• REQUIRED WORK:
The copy must start at the line that contains "Convert this chart" and finish at the line that contains "const xTicks = [0, 5, 10, 15, 20];", reproducing each line exactly. Any picture in that span is omitted.

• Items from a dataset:
----------------------------------------

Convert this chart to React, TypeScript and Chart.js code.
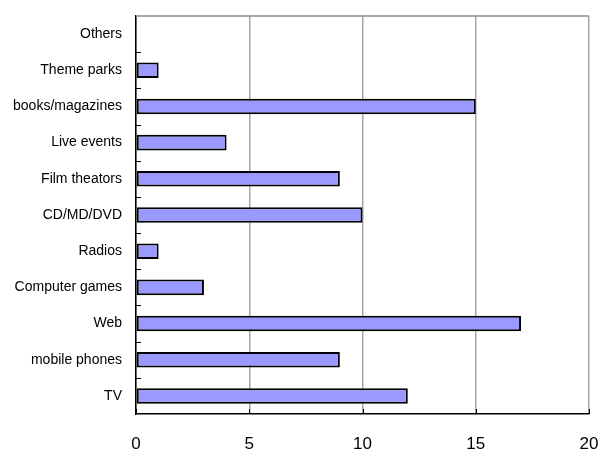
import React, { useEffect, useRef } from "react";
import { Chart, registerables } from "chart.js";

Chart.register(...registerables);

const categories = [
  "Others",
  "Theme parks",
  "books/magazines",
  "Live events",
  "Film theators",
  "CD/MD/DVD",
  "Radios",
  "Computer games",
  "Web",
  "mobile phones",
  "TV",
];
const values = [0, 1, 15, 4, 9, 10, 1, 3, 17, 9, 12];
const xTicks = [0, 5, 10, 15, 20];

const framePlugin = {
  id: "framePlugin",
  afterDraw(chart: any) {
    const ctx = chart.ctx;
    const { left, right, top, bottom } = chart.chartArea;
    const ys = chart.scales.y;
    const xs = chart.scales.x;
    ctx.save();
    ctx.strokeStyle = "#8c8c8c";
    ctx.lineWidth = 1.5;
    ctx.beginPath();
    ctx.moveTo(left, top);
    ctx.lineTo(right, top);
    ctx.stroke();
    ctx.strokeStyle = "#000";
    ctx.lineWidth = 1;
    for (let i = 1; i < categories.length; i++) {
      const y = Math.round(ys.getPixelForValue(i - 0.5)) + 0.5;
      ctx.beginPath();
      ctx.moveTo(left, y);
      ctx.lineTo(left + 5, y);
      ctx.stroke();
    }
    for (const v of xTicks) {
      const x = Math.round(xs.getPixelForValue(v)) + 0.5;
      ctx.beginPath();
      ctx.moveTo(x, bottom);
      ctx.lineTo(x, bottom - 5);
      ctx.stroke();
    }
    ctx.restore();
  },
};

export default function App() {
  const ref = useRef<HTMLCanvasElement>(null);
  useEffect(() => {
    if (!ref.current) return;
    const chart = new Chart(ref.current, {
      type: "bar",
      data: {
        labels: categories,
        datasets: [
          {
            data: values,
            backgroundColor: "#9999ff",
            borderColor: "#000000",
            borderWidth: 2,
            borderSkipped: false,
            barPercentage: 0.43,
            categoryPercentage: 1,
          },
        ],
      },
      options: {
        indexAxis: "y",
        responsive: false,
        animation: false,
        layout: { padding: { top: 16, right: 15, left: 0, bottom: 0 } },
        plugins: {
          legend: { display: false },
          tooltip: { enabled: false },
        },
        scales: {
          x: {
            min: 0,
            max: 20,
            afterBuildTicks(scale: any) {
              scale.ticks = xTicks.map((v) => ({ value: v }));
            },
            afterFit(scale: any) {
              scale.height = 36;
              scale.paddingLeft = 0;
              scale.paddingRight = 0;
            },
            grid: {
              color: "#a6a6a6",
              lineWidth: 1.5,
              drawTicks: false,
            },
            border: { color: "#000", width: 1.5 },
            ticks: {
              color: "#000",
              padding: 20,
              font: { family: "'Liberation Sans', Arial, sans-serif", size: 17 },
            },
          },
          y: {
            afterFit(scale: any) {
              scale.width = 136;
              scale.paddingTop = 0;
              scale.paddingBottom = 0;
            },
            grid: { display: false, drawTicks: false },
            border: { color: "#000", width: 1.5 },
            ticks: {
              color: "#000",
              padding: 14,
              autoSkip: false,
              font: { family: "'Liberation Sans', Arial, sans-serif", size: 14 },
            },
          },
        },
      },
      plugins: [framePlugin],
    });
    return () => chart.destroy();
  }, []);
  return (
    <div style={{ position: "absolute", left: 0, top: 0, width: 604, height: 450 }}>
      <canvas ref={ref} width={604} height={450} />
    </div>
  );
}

----------------------------------------

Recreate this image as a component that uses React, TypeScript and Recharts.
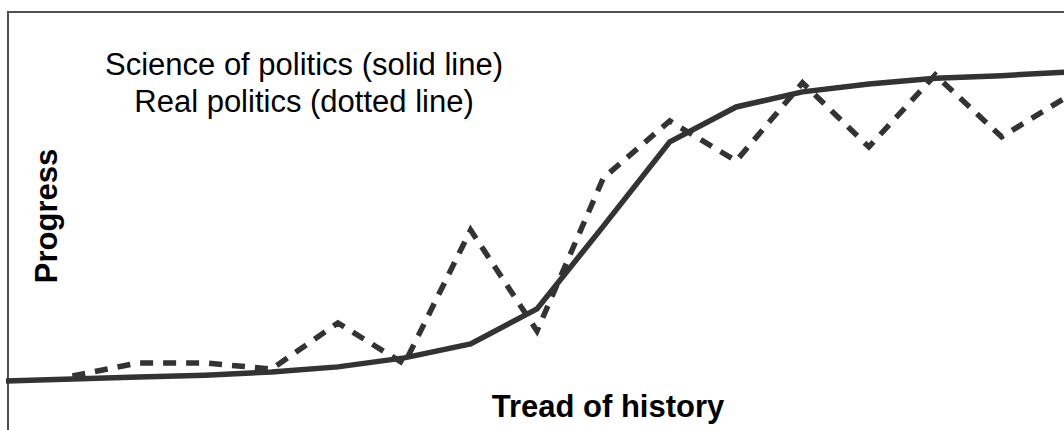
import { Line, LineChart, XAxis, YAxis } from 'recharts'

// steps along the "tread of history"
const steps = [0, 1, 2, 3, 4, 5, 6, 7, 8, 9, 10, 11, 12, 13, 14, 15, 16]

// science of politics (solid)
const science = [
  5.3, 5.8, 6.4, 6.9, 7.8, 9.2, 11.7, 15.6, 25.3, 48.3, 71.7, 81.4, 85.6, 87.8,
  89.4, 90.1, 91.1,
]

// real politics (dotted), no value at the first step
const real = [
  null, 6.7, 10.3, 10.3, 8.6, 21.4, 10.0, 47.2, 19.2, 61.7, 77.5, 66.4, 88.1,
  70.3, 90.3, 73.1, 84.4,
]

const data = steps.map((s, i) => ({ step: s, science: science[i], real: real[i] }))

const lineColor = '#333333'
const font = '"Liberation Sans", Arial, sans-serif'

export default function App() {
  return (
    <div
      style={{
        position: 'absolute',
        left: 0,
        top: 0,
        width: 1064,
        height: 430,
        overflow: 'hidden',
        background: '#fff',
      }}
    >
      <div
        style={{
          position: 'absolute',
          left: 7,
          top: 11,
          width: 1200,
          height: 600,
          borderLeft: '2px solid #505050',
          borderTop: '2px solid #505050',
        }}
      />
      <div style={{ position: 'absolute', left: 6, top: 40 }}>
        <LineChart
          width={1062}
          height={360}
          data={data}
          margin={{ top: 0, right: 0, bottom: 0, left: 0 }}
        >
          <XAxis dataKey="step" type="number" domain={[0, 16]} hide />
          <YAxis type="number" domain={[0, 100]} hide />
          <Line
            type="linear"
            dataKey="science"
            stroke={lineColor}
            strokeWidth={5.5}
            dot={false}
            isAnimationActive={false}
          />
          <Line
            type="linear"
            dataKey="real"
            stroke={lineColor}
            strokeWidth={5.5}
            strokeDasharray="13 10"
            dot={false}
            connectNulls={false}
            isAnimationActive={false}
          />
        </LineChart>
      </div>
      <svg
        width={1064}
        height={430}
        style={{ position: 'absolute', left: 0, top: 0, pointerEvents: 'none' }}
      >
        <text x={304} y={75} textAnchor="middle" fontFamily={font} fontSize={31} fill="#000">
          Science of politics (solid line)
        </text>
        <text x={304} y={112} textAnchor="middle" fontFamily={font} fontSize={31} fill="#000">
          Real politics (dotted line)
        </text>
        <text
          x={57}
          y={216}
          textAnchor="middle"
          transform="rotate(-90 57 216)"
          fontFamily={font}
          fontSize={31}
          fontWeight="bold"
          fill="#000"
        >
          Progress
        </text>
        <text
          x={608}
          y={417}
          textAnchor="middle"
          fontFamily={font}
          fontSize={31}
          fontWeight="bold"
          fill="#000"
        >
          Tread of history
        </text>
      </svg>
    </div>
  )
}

----------------------------------------

• RESULT BELOW:
Convert this chart to React, TypeScript and Chart.js code.
import React, { useEffect, useRef } from "react";
import { Chart, registerables } from "chart.js";

Chart.register(...registerables);

const categories = [
  "Others",
  "Theme parks",
  "books/magazines",
  "Live events",
  "Film theators",
  "CD/MD/DVD",
  "Radios",
  "Computer games",
  "Web",
  "mobile phones",
  "TV",
];
const values = [0, 1, 15, 4, 9, 10, 1, 3, 17, 9, 12];
const xTicks = [0, 5, 10, 15, 20];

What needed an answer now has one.